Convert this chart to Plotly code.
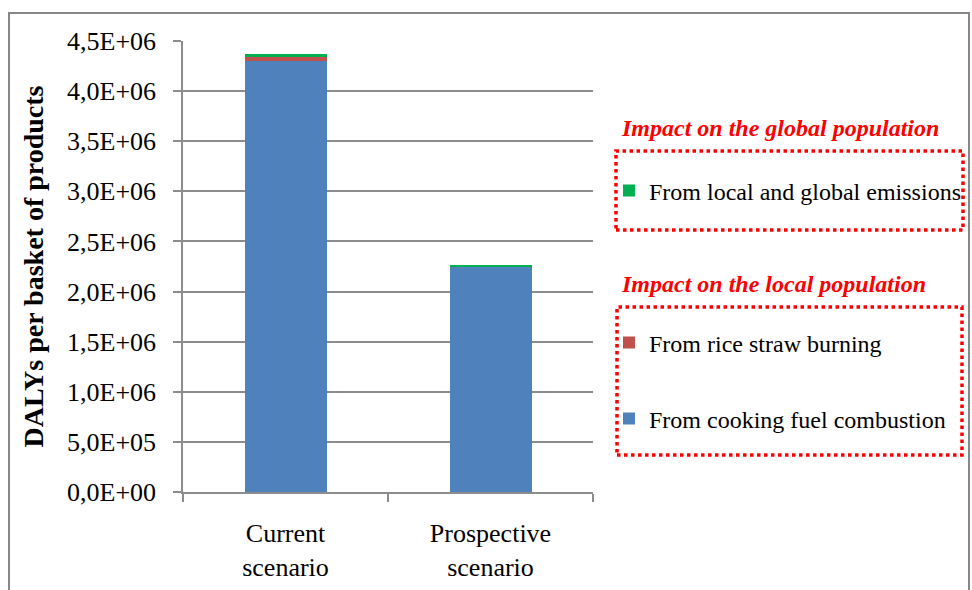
import plotly.graph_objects as go

# Scenario categories (two-line tick labels)
scenarios = ["Current<br>scenario", "Prospective<br>scenario"]

# DALYs per basket of products, by source
cooking_fuel = [4.300e6, 2.245e6]
rice_straw = [4.4e4, 0.0]
local_global = [2.4e4, 1.6e4]

# Y-axis ticks (comma decimal separator)
y_tickvals = [0, 5e5, 1e6, 1.5e6, 2e6, 2.5e6, 3e6, 3.5e6, 4e6, 4.5e6]
y_ticktext = ["0,0E+00", "5,0E+05", "1,0E+06", "1,5E+06", "2,0E+06",
              "2,5E+06", "3,0E+06", "3,5E+06", "4,0E+06", "4,5E+06"]

SERIF = "Liberation Serif"
GRID = "#8c8c8c"
W, H = 972, 590

fig = go.Figure()
fig.add_trace(go.Bar(x=scenarios, y=cooking_fuel, name="From cooking fuel combustion",
                     marker=dict(color="#4F81BD", line=dict(width=0)), legend="legend3"))
fig.add_trace(go.Bar(x=scenarios, y=rice_straw, name="From rice straw burning",
                     marker=dict(color="#C0504D", line=dict(width=0)), legend="legend2"))
fig.add_trace(go.Bar(x=scenarios, y=local_global, name="From local and global emissions",
                     marker=dict(color="#00B050", line=dict(width=0)), legend="legend"))

def legend_at(px, py):
    return dict(x=px / W, y=1 - py / H, xref="container", yref="container",
                xanchor="left", yanchor="middle", bgcolor="rgba(0,0,0,0)",
                borderwidth=0, font=dict(family=SERIF, size=24, color="black"),
                itemclick=False, itemdoubleclick=False, visible=True)

# Outer chart frame and the two dotted group boxes
def px_x(v):
    return (v - 183) / 410

def px_y(v):
    return (492 - v) / 451

shapes = [
    dict(type="rect", xref="paper", yref="paper",
         x0=px_x(9), x1=px_x(969), y0=px_y(640), y1=px_y(13),
         line=dict(color="#878787", width=2)),
    dict(type="rect", xref="paper", yref="paper",
         x0=px_x(616), x1=px_x(963), y0=px_y(230), y1=px_y(151),
         line=dict(color="#FF0000", width=3.5, dash="dot")),
    dict(type="rect", xref="paper", yref="paper",
         x0=px_x(617), x1=px_x(962), y0=px_y(455), y1=px_y(307),
         line=dict(color="#FF0000", width=3.5, dash="dot")),
]

title_font = dict(family=SERIF, size=24, color="#FF0000")
annotations = [
    dict(text="<b><i>Impact on the global population</i></b>", xref="paper", yref="paper",
         x=px_x(619), y=px_y(128), xanchor="left", yanchor="middle",
         showarrow=False, font=title_font),
    dict(text="<b><i>Impact on the local population</i></b>", xref="paper", yref="paper",
         x=px_x(619), y=px_y(284), xanchor="left", yanchor="middle",
         showarrow=False, font=title_font),
]

fig.update_layout(
    width=W, height=H,
    showlegend=True,
    barmode="stack", bargap=0.6,
    paper_bgcolor="white", plot_bgcolor="white",
    margin=dict(l=183, r=W - 593, t=41, b=H - 492, autoexpand=False),
    font=dict(family=SERIF, size=24, color="black"),
    legend=legend_at(609, 191),
    legend2=legend_at(609, 343),
    legend3=legend_at(609, 419),
    shapes=shapes,
    annotations=annotations,
)

fig.update_xaxes(
    type="category", tickson="boundaries", ticks="outside", ticklen=8,
    tickcolor=GRID, tickwidth=1.5, showline=True, linecolor=GRID, linewidth=1.5,
    showgrid=False, ticklabelstandoff=17, automargin=False,
    tickfont=dict(family=SERIF, size=26, color="black"),
)
fig.update_yaxes(
    range=[0, 4.5e6], tickvals=y_tickvals, ticktext=y_ticktext,
    ticks="outside", ticklen=8, tickcolor=GRID, tickwidth=1.5,
    showline=True, linecolor=GRID, linewidth=1.5,
    showgrid=True, gridcolor=GRID, gridwidth=1.5, zeroline=False,
    ticklabelstandoff=12,
    tickfont=dict(family=SERIF, size=26, color="black"),
    title=dict(text="<b>DALYs per basket of products</b>", standoff=15,
               font=dict(family=SERIF, size=28, color="black")),
)

fig.write_html("out.html")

-----

* _Written task_
Retype the whole listing, keeping every line identical and omitting all pictures.

* _Solution to this exercise_
Convert this chart to Plotly code.
import plotly.graph_objects as go

# Scenario categories (two-line tick labels)
scenarios = ["Current<br>scenario", "Prospective<br>scenario"]

# DALYs per basket of products, by source
cooking_fuel = [4.300e6, 2.245e6]
rice_straw = [4.4e4, 0.0]
local_global = [2.4e4, 1.6e4]

# Y-axis ticks (comma decimal separator)
y_tickvals = [0, 5e5, 1e6, 1.5e6, 2e6, 2.5e6, 3e6, 3.5e6, 4e6, 4.5e6]
y_ticktext = ["0,0E+00", "5,0E+05", "1,0E+06", "1,5E+06", "2,0E+06",
              "2,5E+06", "3,0E+06", "3,5E+06", "4,0E+06", "4,5E+06"]

SERIF = "Liberation Serif"
GRID = "#8c8c8c"
W, H = 972, 590

fig = go.Figure()
fig.add_trace(go.Bar(x=scenarios, y=cooking_fuel, name="From cooking fuel combustion",
                     marker=dict(color="#4F81BD", line=dict(width=0)), legend="legend3"))
fig.add_trace(go.Bar(x=scenarios, y=rice_straw, name="From rice straw burning",
                     marker=dict(color="#C0504D", line=dict(width=0)), legend="legend2"))
fig.add_trace(go.Bar(x=scenarios, y=local_global, name="From local and global emissions",
                     marker=dict(color="#00B050", line=dict(width=0)), legend="legend"))

def legend_at(px, py):
    return dict(x=px / W, y=1 - py / H, xref="container", yref="container",
                xanchor="left", yanchor="middle", bgcolor="rgba(0,0,0,0)",
                borderwidth=0, font=dict(family=SERIF, size=24, color="black"),
                itemclick=False, itemdoubleclick=False, visible=True)

# Outer chart frame and the two dotted group boxes
def px_x(v):
    return (v - 183) / 410

def px_y(v):
    return (492 - v) / 451

shapes = [
    dict(type="rect", xref="paper", yref="paper",
         x0=px_x(9), x1=px_x(969), y0=px_y(640), y1=px_y(13),
         line=dict(color="#878787", width=2)),
    dict(type="rect", xref="paper", yref="paper",
         x0=px_x(616), x1=px_x(963), y0=px_y(230), y1=px_y(151),
         line=dict(color="#FF0000", width=3.5, dash="dot")),
    dict(type="rect", xref="paper", yref="paper",
         x0=px_x(617), x1=px_x(962), y0=px_y(455), y1=px_y(307),
         line=dict(color="#FF0000", width=3.5, dash="dot")),
]

title_font = dict(family=SERIF, size=24, color="#FF0000")
annotations = [
    dict(text="<b><i>Impact on the global population</i></b>", xref="paper", yref="paper",
         x=px_x(619), y=px_y(128), xanchor="left", yanchor="middle",
         showarrow=False, font=title_font),
    dict(text="<b><i>Impact on the local population</i></b>", xref="paper", yref="paper",
         x=px_x(619), y=px_y(284), xanchor="left", yanchor="middle",
         showarrow=False, font=title_font),
]

fig.update_layout(
    width=W, height=H,
    showlegend=True,
    barmode="stack", bargap=0.6,
    paper_bgcolor="white", plot_bgcolor="white",
    margin=dict(l=183, r=W - 593, t=41, b=H - 492, autoexpand=False),
    font=dict(family=SERIF, size=24, color="black"),
    legend=legend_at(609, 191),
    legend2=legend_at(609, 343),
    legend3=legend_at(609, 419),
    shapes=shapes,
    annotations=annotations,
)

fig.update_xaxes(
    type="category", tickson="boundaries", ticks="outside", ticklen=8,
    tickcolor=GRID, tickwidth=1.5, showline=True, linecolor=GRID, linewidth=1.5,
    showgrid=False, ticklabelstandoff=17, automargin=False,
    tickfont=dict(family=SERIF, size=26, color="black"),
)
fig.update_yaxes(
    range=[0, 4.5e6], tickvals=y_tickvals, ticktext=y_ticktext,
    ticks="outside", ticklen=8, tickcolor=GRID, tickwidth=1.5,
    showline=True, linecolor=GRID, linewidth=1.5,
    showgrid=True, gridcolor=GRID, gridwidth=1.5, zeroline=False,
    ticklabelstandoff=12,
    tickfont=dict(family=SERIF, size=26, color="black"),
    title=dict(text="<b>DALYs per basket of products</b>", standoff=15,
               font=dict(family=SERIF, size=28, color="black")),
)

fig.write_html("out.html")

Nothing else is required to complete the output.